With that out of the way, here are the highlights of El Capitan:
Performance boosts. Apple has made a bunch of changes to improve Mac performance on existing hardware. Most notably, Metal, the graphics engine that Apple used to replace OpenGL on iOS 8 last year, has been added to OS X. (OpenGL is there for apps that demand it--and for older Macs that can't support Metal--but the focus has shifted.) In fact, Apple has updated many of OS X's key APIs, including Core Animation and Core Graphics, so that they now use Metal rather than OpenGL. The result, the company says, is major speed boosts in everthing from webpage rendering to PDF loading. And game developers should find boosted Mac graphics performance should they develop for metal--most likely by taking advantage of work they did to support Metal on iOS. Adobe has also committed to updating its Creative Cloud applications for Metal in the future.
More generally, Apple says that El Capitan launches and switches between apps faster, and it's updated the IMAP engine in the Mail application to be far more efficient in prioritizing what data it downloads, resulting in a more responsive interface, even over slow network connections such as airplane Wi-Fi.
Better bundled apps. Every OS X update usually brings with it updates to key bundled apps, and El Capitan is no exception. The Photos app, introduced this spring in an update to OS X Yosemite, reaches version 1.1 with the addition of batch geotagging and organizing features that were painfully absent from the original release. Photos 1.1 also supports third-party editing extensions, so outside developers can build editing tools that run inside the Photos interface.
Apple Maps adds support for transit directions (in a handful of U.S. regions and several hundred Chinese cities), as it did in the recent iOS 9 update, and can now send directions to an iOS device logged in to the same iCloud account. Safari is much faster at running JavaScript and rendering pages, can mute unwanted audio playing in tabs, and offers a "Pinned Sites" feature that's like a mega-bookmark.
Window management. In El Capitan, Apple has extended its full-screen mode to support two apps at once, a feature it's calling Split View. This is very much designed to look like the same feature that's available on some iPads with iOS 9, and it's also reminiscent of a similar feature in Windows. It's not a bad idea for smaller displays, though Mac users with big screens may find it a little pointless. To enter Split View, you click and hold on the green "stoplight" icon in a window's title bar, and then choose which side of the screen you'd like to use for that window. Then you need to click on another open window to select it as the counterpart. You can adjust the dividing line, so that one window is large and another is small. But essentially this is a tiling together of two apps in full-screen mode. As for me, I can already do this by resizing my own windows.

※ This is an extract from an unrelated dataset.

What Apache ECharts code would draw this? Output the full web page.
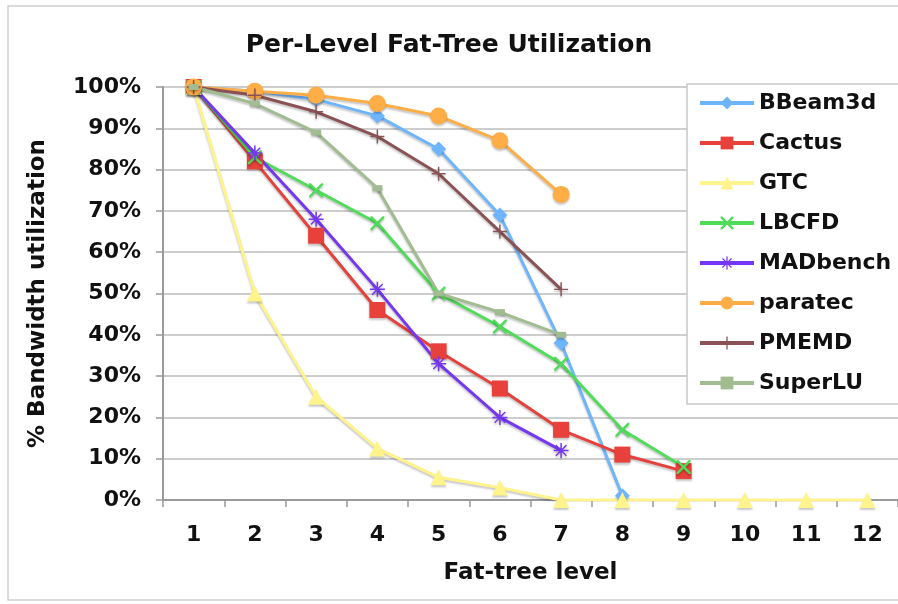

More impressive to me are the adjustments to Mission Control, the interface for finding windows as well as managing full-screen apps and multiple workspaces. Mission Control's been simplified and refined, fully displaying all of your open windows (previously it stacked all the windows from the same app, reducing its utility) and keeping them grouped geographically on your screen, so it's easier to find the window you're looking for.
Improved search and data sources. In El Capitan, Spotlight--Apple's systemwide search feature--has gotten quite an upgrade. You can now move it around the screen and resize it, query it with natural-language phrases like "PDFs created in September 2014," and use it to look up information from a much larger pool of Internet data sources (very much the same ones that Siri now supports on iOS 9). So you can get the latest Mets score by just typing "mets," or the latest San Francisco weather by typing "san francisco weather."
There's much more, of course, and Apple has detailed all the changes on its website. But in general, this is a solid update that shouldn't cause a whole lot of drama or consternation. It's free, compatible, not particularly surprising or jarring, and generally makes every Mac a little bit better. I'm happy to be running it, and I think most Mac users (at least, users of most Macs made in the last eight years) will think so, too.